The order came on a contempt application moved by an advocate.
Lawyer Ashwini Upadhyay had alleged that no political party had complied with the September 2018 directives from a five-judge constitution bench that had said all parties must disclose the criminal antecedent of any candidate on their official websites and publish the information in the media.
The bigger five-judge bench had, however, not directed parties to explain the reason for selecting such candidates.
The bench of then Chief Justice Dipak Misra and Justices Nariman, A.M. Khanwilkar, D.Y. Chandrachud and Indu Malhotra had also left it to Parliament to come up with a suitable enactment to decriminalise politics.
Justice Nariman, who wrote Thursday’s judgment for the smaller bench, said the court was exercising its special powers under Articles 129 and 142 of the Constitution.
Article 129 gives the Supreme Court powers to punish for contempt, and Article 142 allows the court to pass any order necessary to render complete justice in a case.
A debate is likely on whether a two-judge bench can modify the ruling of a five-judge bench.

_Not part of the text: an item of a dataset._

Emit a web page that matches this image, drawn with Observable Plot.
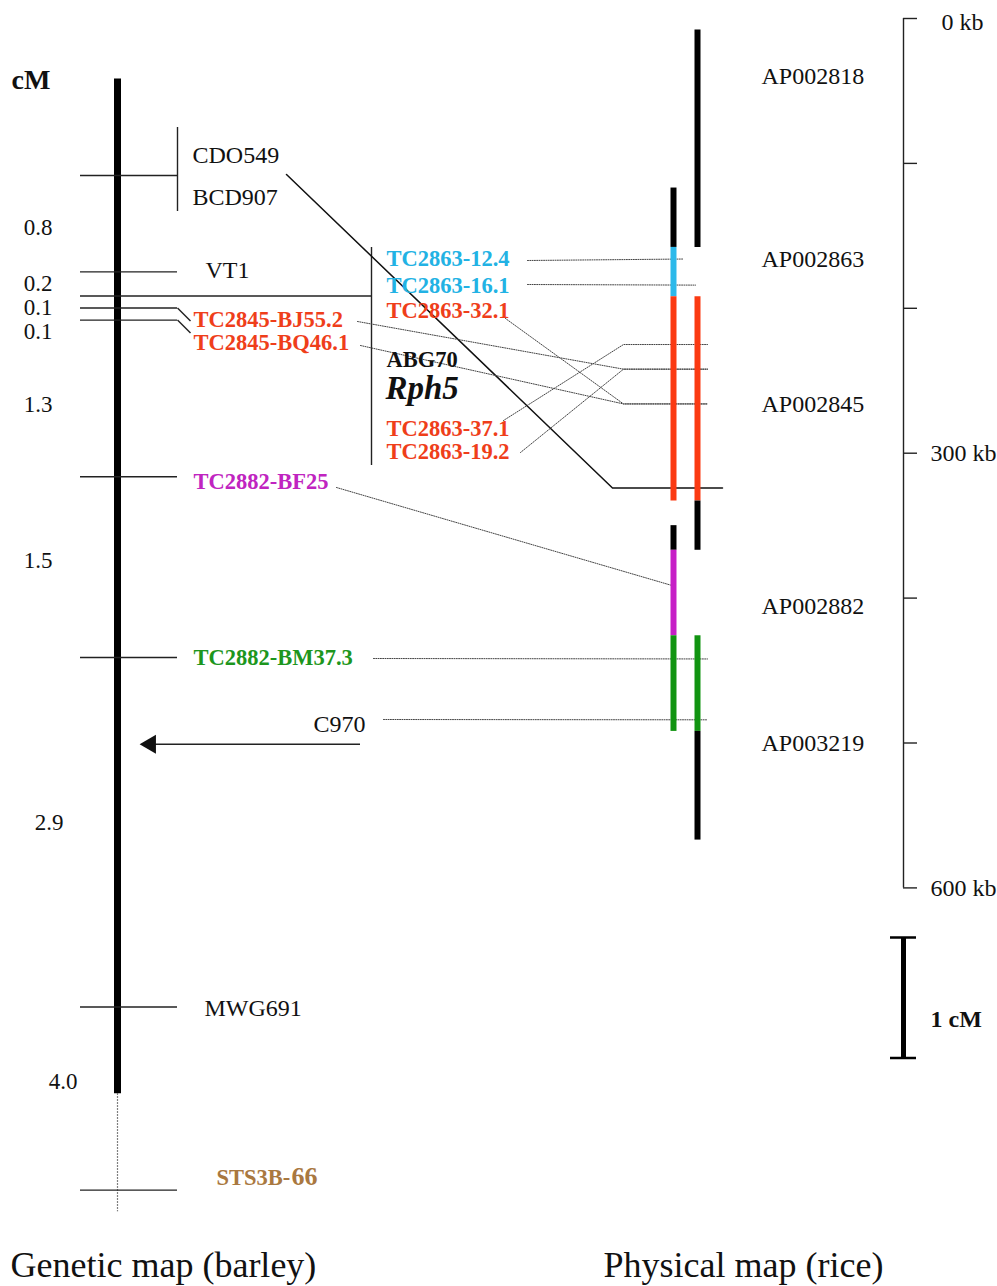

On Thursday, the court directed all parties who select election candidates with criminal antecedents, whether at the Centre or in states:
- To explain why other individuals without criminal antecedents were not chosen
- The reasons as to selection shall be with reference to the qualifications, achievements and merit of the candidate concerned, and not mere “winnability” at the polls
- This information shall also be published in: (a) One local vernacular newspaper and one national newspaper; (b) On the official social media platforms of the political party, including Facebook & Twitter
- These details shall be published within 48 hours of the selection of the candidate or not less than two weeks before the first date for filing of nominations, whichever is earlier
- The political party concerned shall then submit a report of compliance with these directions with the Election Commission within 72 hours of the selection of the said candidate
- If a political party fails to submit such compliance report with the Election Commission, the Election Commission shall bring such non-compliance by the political party concerned to the notice of the Supreme Court as being in contempt of this Court’s orders/directions.
The directives, however, don’t specify what would happen if a candidate files his papers just before close of nomination, leaving what appears to be a grey area.